• **Problem**: Skip every picture and transcribe the remaining material exactly.
=== Source material ===
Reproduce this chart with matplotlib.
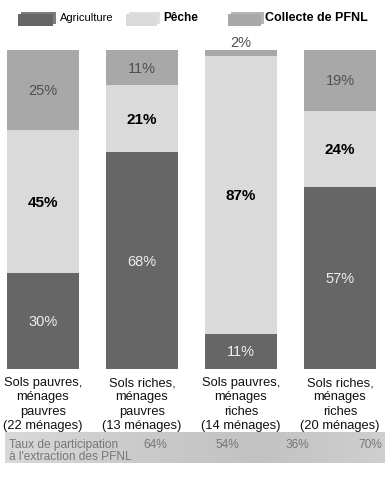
import matplotlib
matplotlib.use("Agg")
import matplotlib.pyplot as plt
from matplotlib.patches import Rectangle
from matplotlib.colors import LinearSegmentedColormap
import numpy as np

plt.rcParams['font.family'] = ['Liberation Sans', 'DejaVu Sans']

# data
categories = ["Sols pauvres,\nménages\npauvres\n(22 ménages)",
              "Sols riches,\nménages\npauvres\n(13 ménages)",
              "Sols pauvres,\nménages\nriches\n(14 ménages)",
              "Sols riches,\nménages\nriches\n(20 ménages)"]
agriculture = [30, 68, 11, 57]
peche = [45, 21, 87, 24]
collecte = [25, 11, 2, 19]
participation = ["64%", "54%", "36%", "70%"]
series_names = ["Agriculture", "Pêche", "Collecte de PFNL"]

c_agri = "#666666"
c_peche = "#dadada"
c_coll = "#a8a8a8"

W, H = 388, 481
fig = plt.figure(figsize=(W / 100, H / 100), dpi=100)
fig.patch.set_facecolor("white")

# axes placed in pixel terms
bot_px, top_px = 370, 51
ax = fig.add_axes([0, (H - bot_px) / H, 1, (bot_px - top_px) / H])
x = np.arange(len(categories))
ax.set_xlim(-43 / 99, (W - 43) / 99)
ax.set_ylim(0, 100)
ax.axis("off")

width = 0.727
agri = np.array(agriculture)
pe = np.array(peche)
co = np.array(collecte)
ax.bar(x, agri, width, color=c_agri)
ax.bar(x, pe, width, bottom=agri, color=c_peche)
ax.bar(x, co, width, bottom=agri + pe, color=c_coll)

for i in range(len(x)):
    # agriculture labels
    ax.text(x[i], agri[i] / 2, "%d%%" % agri[i], ha="center", va="center",
            color="#eeeeee", fontsize=10.5)
    # peche labels
    ax.text(x[i], agri[i] + pe[i] / 2, "%d%%" % pe[i], ha="center", va="center",
            color="black", fontsize=11, fontweight="bold")
    # collecte labels
    if co[i] >= 5:
        ax.text(x[i], agri[i] + pe[i] + co[i] / 2, "%d%%" % co[i], ha="center",
                va="center", color="#505050", fontsize=10.5)
    else:
        ax.annotate("%d%%" % co[i], (x[i], 100), xytext=(0, 1), textcoords="offset points",
                    ha="center", va="bottom", color="#505050", fontsize=10.5)

# category labels
for i in range(len(x)):
    ax.text(x[i], -2.2, categories[i], ha="center", va="top", fontsize=9.3,
            color="#111111", linespacing=1.25, clip_on=False)

# legend, drawn by hand with little stepped swatches
leg_x = [18, 126, 228]
leg_w = [35, 31, 33]
leg_txt_x = [60, 163, 265]
leg_cols = [c_agri, c_peche, c_coll]
leg_weights = ["normal", "bold", "bold"]
leg_sizes = [8, 8.5, 9]
for i in range(3):
    x0 = leg_x[i] / W
    y0 = 1 - 27 / H
    back = Rectangle((x0 + 3 / W, y0 + 2 / H), leg_w[i] / W, 12 / H, transform=fig.transFigure,
                     facecolor=leg_cols[i], edgecolor="none", alpha=0.85)
    fig.patches.append(back)
    front = Rectangle((x0, y0), leg_w[i] / W, 12 / H, transform=fig.transFigure,
                      facecolor=leg_cols[i], edgecolor="none")
    fig.patches.append(front)
    fig.text(leg_txt_x[i] / W, 1 - 18 / H, series_names[i], ha="left", va="center",
             fontsize=leg_sizes[i], fontweight=leg_weights[i], color="black")

# participation band at the bottom (soft grey gradient)
band_ax = fig.add_axes([5 / W, 1 - 464 / H, 380 / W, 31 / H])
band_ax.axis("off")
cmap = LinearSegmentedColormap.from_list("band", ["#d9d9d9", "#cbcbcb", "#c2c2c2", "#cfcfcf"])
band_ax.imshow(np.linspace(0, 1, 256).reshape(1, -1), aspect="auto", cmap=cmap,
               extent=[0, 1, 0, 1])
band_ax.set_xlim(0, 1)
band_ax.set_ylim(0, 1)

fig.text(9 / W, 1 - 451 / H, "Taux de participation\nà l'extraction des PFNL",
         ha="left", va="center", fontsize=8.6, color="#777777", linespacing=1.0)
part_x = [155, 227, 297, 370]
for i in range(len(participation)):
    fig.text(part_x[i] / W, 1 - 445 / H, participation[i], ha="center", va="center",
             fontsize=8.6, color="#777777")

fig.savefig("out.png", dpi=100)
===
• **Answer to this problem**:
Reproduce this chart with matplotlib.
import matplotlib
matplotlib.use("Agg")
import matplotlib.pyplot as plt
from matplotlib.patches import Rectangle
from matplotlib.colors import LinearSegmentedColormap
import numpy as np

plt.rcParams['font.family'] = ['Liberation Sans', 'DejaVu Sans']

# data
categories = ["Sols pauvres,\nménages\npauvres\n(22 ménages)",
              "Sols riches,\nménages\npauvres\n(13 ménages)",
              "Sols pauvres,\nménages\nriches\n(14 ménages)",
              "Sols riches,\nménages\nriches\n(20 ménages)"]
agriculture = [30, 68, 11, 57]
peche = [45, 21, 87, 24]
collecte = [25, 11, 2, 19]
participation = ["64%", "54%", "36%", "70%"]
series_names = ["Agriculture", "Pêche", "Collecte de PFNL"]

c_agri = "#666666"
c_peche = "#dadada"
c_coll = "#a8a8a8"

W, H = 388, 481
fig = plt.figure(figsize=(W / 100, H / 100), dpi=100)
fig.patch.set_facecolor("white")

# axes placed in pixel terms
bot_px, top_px = 370, 51
ax = fig.add_axes([0, (H - bot_px) / H, 1, (bot_px - top_px) / H])
x = np.arange(len(categories))
ax.set_xlim(-43 / 99, (W - 43) / 99)
ax.set_ylim(0, 100)
ax.axis("off")

width = 0.727
agri = np.array(agriculture)
pe = np.array(peche)
co = np.array(collecte)
ax.bar(x, agri, width, color=c_agri)
ax.bar(x, pe, width, bottom=agri, color=c_peche)
ax.bar(x, co, width, bottom=agri + pe, color=c_coll)

for i in range(len(x)):
    # agriculture labels
    ax.text(x[i], agri[i] / 2, "%d%%" % agri[i], ha="center", va="center",
            color="#eeeeee", fontsize=10.5)
    # peche labels
    ax.text(x[i], agri[i] + pe[i] / 2, "%d%%" % pe[i], ha="center", va="center",
            color="black", fontsize=11, fontweight="bold")
    # collecte labels
    if co[i] >= 5:
        ax.text(x[i], agri[i] + pe[i] + co[i] / 2, "%d%%" % co[i], ha="center",
                va="center", color="#505050", fontsize=10.5)
    else:
        ax.annotate("%d%%" % co[i], (x[i], 100), xytext=(0, 1), textcoords="offset points",
                    ha="center", va="bottom", color="#505050", fontsize=10.5)

# category labels
for i in range(len(x)):
    ax.text(x[i], -2.2, categories[i], ha="center", va="top", fontsize=9.3,
            color="#111111", linespacing=1.25, clip_on=False)

# legend, drawn by hand with little stepped swatches
leg_x = [18, 126, 228]
leg_w = [35, 31, 33]
leg_txt_x = [60, 163, 265]
leg_cols = [c_agri, c_peche, c_coll]
leg_weights = ["normal", "bold", "bold"]
leg_sizes = [8, 8.5, 9]
for i in range(3):
    x0 = leg_x[i] / W
    y0 = 1 - 27 / H
    back = Rectangle((x0 + 3 / W, y0 + 2 / H), leg_w[i] / W, 12 / H, transform=fig.transFigure,
                     facecolor=leg_cols[i], edgecolor="none", alpha=0.85)
    fig.patches.append(back)
    front = Rectangle((x0, y0), leg_w[i] / W, 12 / H, transform=fig.transFigure,
                      facecolor=leg_cols[i], edgecolor="none")
    fig.patches.append(front)
    fig.text(leg_txt_x[i] / W, 1 - 18 / H, series_names[i], ha="left", va="center",
             fontsize=leg_sizes[i], fontweight=leg_weights[i], color="black")

# participation band at the bottom (soft grey gradient)
band_ax = fig.add_axes([5 / W, 1 - 464 / H, 380 / W, 31 / H])
band_ax.axis("off")
cmap = LinearSegmentedColormap.from_list("band", ["#d9d9d9", "#cbcbcb", "#c2c2c2", "#cfcfcf"])
band_ax.imshow(np.linspace(0, 1, 256).reshape(1, -1), aspect="auto", cmap=cmap,
               extent=[0, 1, 0, 1])
band_ax.set_xlim(0, 1)
band_ax.set_ylim(0, 1)

fig.text(9 / W, 1 - 451 / H, "Taux de participation\nà l'extraction des PFNL",
         ha="left", va="center", fontsize=8.6, color="#777777", linespacing=1.0)
part_x = [155, 227, 297, 370]
for i in range(len(participation)):
    fig.text(part_x[i] / W, 1 - 445 / H, participation[i], ha="center", va="center",
             fontsize=8.6, color="#777777")

fig.savefig("out.png", dpi=100)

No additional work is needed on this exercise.